Exercise requirements
In the entries below, identify every line with the string "this" and copy it.
------ Supplied material
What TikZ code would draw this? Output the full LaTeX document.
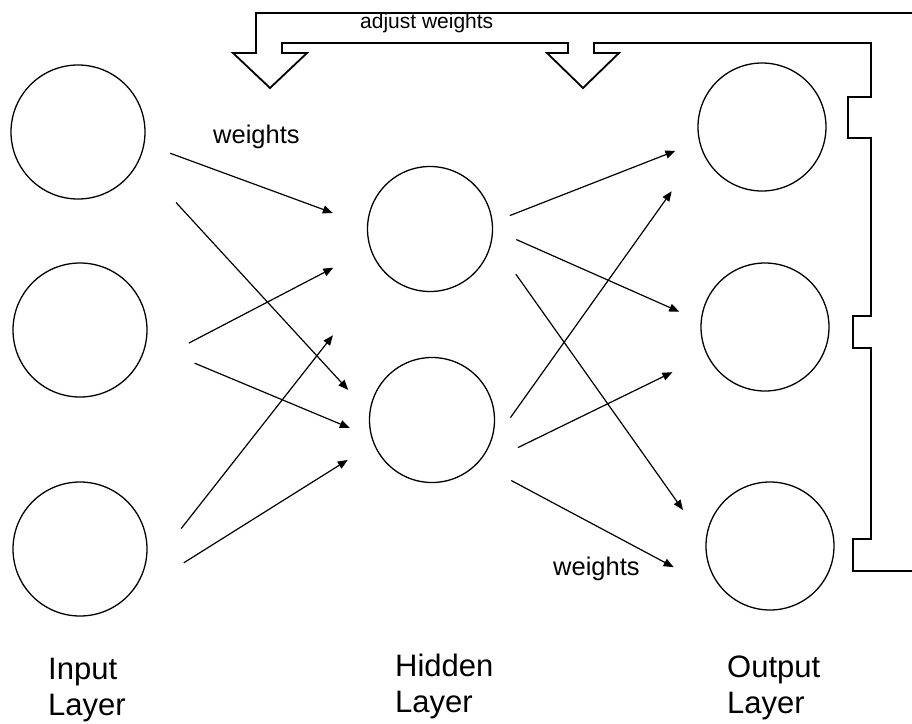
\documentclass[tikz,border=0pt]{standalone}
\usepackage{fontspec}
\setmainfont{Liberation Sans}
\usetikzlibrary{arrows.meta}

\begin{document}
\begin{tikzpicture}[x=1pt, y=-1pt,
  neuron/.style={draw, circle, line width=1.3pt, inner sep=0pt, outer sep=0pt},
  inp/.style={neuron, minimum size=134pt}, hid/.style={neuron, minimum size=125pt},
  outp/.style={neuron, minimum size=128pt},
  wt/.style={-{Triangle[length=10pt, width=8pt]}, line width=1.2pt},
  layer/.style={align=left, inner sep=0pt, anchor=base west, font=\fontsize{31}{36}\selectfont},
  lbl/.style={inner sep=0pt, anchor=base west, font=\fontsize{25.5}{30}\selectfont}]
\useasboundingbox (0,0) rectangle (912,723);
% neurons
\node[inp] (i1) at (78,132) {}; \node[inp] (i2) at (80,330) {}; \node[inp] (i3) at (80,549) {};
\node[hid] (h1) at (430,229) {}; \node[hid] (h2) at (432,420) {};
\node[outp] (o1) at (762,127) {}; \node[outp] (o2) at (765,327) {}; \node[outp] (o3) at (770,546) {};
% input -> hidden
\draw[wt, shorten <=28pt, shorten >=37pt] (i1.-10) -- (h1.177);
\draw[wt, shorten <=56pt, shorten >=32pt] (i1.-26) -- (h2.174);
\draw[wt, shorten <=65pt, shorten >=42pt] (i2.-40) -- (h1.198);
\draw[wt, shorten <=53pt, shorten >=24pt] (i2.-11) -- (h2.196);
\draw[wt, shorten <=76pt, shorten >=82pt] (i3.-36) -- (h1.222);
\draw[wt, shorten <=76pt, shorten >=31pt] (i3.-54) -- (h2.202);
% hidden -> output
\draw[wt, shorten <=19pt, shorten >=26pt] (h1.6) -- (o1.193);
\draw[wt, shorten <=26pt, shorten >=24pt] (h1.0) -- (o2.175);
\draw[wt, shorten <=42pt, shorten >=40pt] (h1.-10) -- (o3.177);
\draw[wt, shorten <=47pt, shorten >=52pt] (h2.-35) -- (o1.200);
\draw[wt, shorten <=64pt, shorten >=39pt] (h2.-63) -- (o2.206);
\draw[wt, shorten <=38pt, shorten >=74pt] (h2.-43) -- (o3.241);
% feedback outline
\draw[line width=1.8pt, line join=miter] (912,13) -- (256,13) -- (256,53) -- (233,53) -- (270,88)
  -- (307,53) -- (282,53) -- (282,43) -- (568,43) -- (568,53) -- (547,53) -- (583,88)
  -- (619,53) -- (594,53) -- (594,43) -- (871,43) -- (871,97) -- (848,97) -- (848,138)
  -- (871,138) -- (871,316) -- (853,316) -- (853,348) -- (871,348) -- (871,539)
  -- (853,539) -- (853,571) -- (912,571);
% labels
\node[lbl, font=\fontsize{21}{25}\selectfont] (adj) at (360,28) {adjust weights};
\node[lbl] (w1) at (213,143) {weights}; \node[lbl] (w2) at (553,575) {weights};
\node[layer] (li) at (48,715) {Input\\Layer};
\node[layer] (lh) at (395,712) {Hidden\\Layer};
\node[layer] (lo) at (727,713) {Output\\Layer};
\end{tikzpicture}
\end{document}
------------
------ Supplied material
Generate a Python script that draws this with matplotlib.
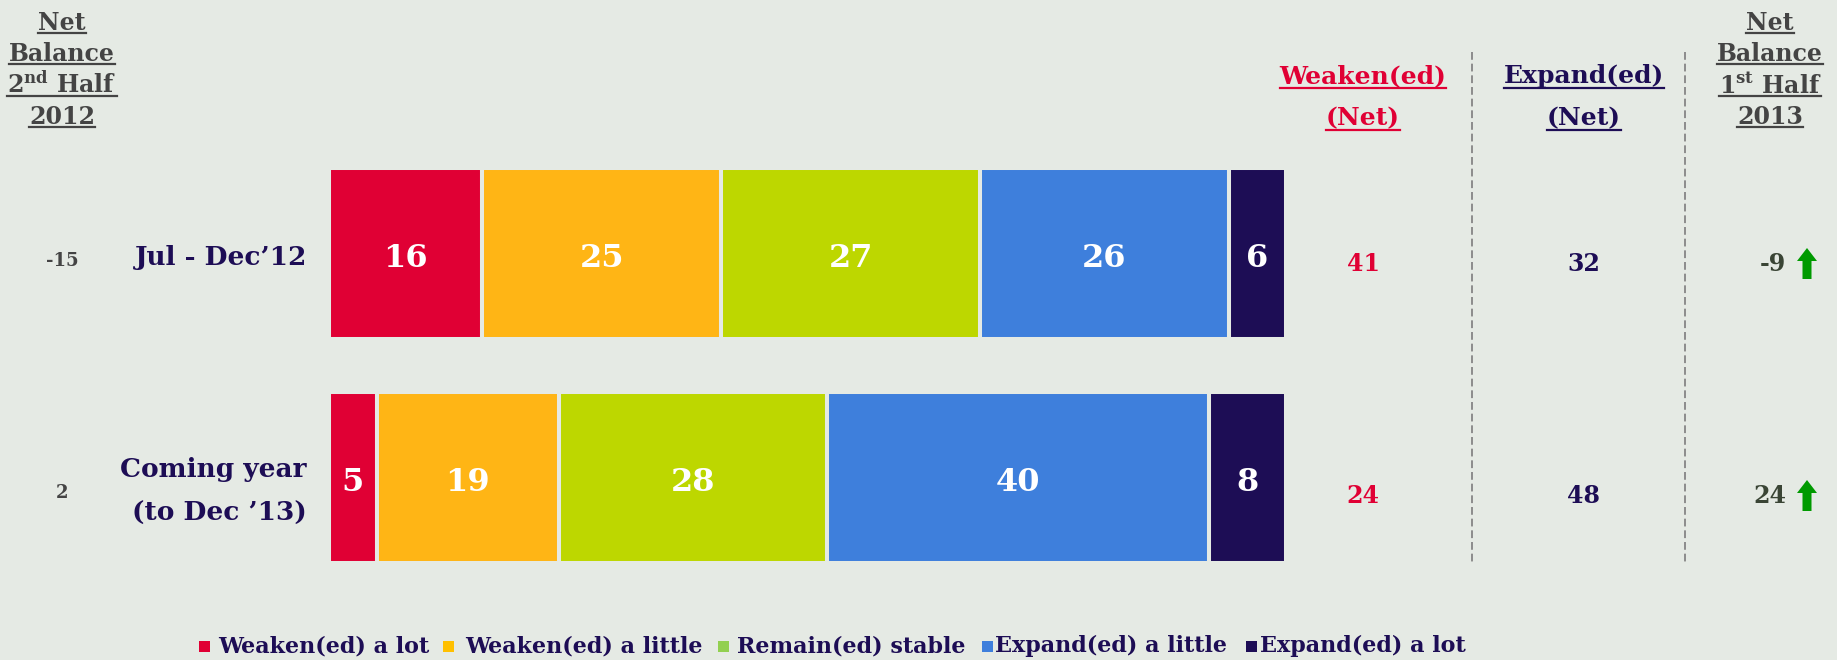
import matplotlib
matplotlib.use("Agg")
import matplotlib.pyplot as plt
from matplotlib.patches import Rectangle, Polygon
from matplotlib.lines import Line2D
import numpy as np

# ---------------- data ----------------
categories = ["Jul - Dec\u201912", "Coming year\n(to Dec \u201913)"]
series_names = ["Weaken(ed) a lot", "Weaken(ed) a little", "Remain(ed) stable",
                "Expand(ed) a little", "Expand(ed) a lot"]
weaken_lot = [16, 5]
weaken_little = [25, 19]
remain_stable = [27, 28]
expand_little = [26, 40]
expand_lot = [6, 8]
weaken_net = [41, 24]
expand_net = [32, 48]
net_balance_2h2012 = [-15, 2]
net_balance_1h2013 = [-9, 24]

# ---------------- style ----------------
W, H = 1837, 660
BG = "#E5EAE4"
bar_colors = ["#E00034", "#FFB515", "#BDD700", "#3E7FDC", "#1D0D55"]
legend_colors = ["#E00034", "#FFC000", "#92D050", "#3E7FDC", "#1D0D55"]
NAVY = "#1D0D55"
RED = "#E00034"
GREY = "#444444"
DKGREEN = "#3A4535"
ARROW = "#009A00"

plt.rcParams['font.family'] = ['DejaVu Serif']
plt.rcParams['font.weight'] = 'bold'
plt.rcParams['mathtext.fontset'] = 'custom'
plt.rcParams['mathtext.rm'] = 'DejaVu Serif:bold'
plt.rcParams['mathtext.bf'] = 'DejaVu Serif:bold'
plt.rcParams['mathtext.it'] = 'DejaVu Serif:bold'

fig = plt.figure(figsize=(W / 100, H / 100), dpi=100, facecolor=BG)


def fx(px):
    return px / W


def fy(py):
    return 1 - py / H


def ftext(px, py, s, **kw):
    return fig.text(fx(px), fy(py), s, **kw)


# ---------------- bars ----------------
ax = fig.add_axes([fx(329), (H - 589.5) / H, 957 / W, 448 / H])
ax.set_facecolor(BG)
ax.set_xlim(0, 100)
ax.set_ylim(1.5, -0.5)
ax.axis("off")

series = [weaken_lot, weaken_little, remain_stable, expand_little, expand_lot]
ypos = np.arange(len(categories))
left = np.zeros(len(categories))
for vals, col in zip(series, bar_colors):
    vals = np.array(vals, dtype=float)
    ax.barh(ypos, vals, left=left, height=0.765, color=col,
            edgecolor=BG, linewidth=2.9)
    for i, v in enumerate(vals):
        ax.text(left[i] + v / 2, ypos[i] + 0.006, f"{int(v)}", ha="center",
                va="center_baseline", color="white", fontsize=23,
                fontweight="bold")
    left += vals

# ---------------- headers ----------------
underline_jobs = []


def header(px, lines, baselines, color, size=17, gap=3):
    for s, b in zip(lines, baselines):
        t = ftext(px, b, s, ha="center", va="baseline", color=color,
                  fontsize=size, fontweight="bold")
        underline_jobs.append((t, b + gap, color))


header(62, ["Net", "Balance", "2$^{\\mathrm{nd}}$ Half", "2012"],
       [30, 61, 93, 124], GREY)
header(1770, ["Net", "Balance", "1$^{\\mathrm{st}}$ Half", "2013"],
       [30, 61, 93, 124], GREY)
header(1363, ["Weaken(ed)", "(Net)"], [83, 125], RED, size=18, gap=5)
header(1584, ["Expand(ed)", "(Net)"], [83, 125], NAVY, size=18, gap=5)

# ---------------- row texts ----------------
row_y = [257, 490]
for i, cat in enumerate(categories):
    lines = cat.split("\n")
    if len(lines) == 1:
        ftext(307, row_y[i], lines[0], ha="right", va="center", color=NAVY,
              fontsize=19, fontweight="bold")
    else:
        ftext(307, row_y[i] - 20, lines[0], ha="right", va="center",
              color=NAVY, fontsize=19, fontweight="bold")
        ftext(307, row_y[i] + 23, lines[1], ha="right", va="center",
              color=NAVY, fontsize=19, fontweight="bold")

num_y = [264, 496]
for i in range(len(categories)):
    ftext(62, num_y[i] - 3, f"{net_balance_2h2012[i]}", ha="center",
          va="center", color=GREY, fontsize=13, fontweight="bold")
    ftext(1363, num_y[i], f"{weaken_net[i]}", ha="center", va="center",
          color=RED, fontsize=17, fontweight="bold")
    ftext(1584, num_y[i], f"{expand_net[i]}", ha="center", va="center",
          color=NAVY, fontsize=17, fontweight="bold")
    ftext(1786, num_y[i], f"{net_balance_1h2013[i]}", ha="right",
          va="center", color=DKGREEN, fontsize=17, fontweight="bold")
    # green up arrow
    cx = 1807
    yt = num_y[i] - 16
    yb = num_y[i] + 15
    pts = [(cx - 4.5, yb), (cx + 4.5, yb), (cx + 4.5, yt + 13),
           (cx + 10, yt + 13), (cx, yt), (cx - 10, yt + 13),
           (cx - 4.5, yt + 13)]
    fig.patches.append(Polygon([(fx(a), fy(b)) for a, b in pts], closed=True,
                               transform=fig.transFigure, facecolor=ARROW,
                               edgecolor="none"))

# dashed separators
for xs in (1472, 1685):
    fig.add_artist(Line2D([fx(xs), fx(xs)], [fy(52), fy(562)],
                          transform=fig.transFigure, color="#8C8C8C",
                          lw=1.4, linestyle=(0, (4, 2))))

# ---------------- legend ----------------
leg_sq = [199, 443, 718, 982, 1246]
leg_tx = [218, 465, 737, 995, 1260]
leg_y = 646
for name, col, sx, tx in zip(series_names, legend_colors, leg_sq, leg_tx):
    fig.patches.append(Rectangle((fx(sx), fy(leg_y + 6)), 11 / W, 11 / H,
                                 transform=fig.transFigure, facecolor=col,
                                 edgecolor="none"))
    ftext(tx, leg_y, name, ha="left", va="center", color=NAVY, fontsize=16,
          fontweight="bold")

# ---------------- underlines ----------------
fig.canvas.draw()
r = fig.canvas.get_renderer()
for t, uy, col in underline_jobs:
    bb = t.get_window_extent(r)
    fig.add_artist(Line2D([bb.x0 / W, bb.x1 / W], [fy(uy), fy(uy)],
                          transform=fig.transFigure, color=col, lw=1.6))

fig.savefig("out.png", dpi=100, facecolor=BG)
------------
Problem solution
What TikZ code would draw this? Output the full LaTeX document.
Generate a Python script that draws this with matplotlib.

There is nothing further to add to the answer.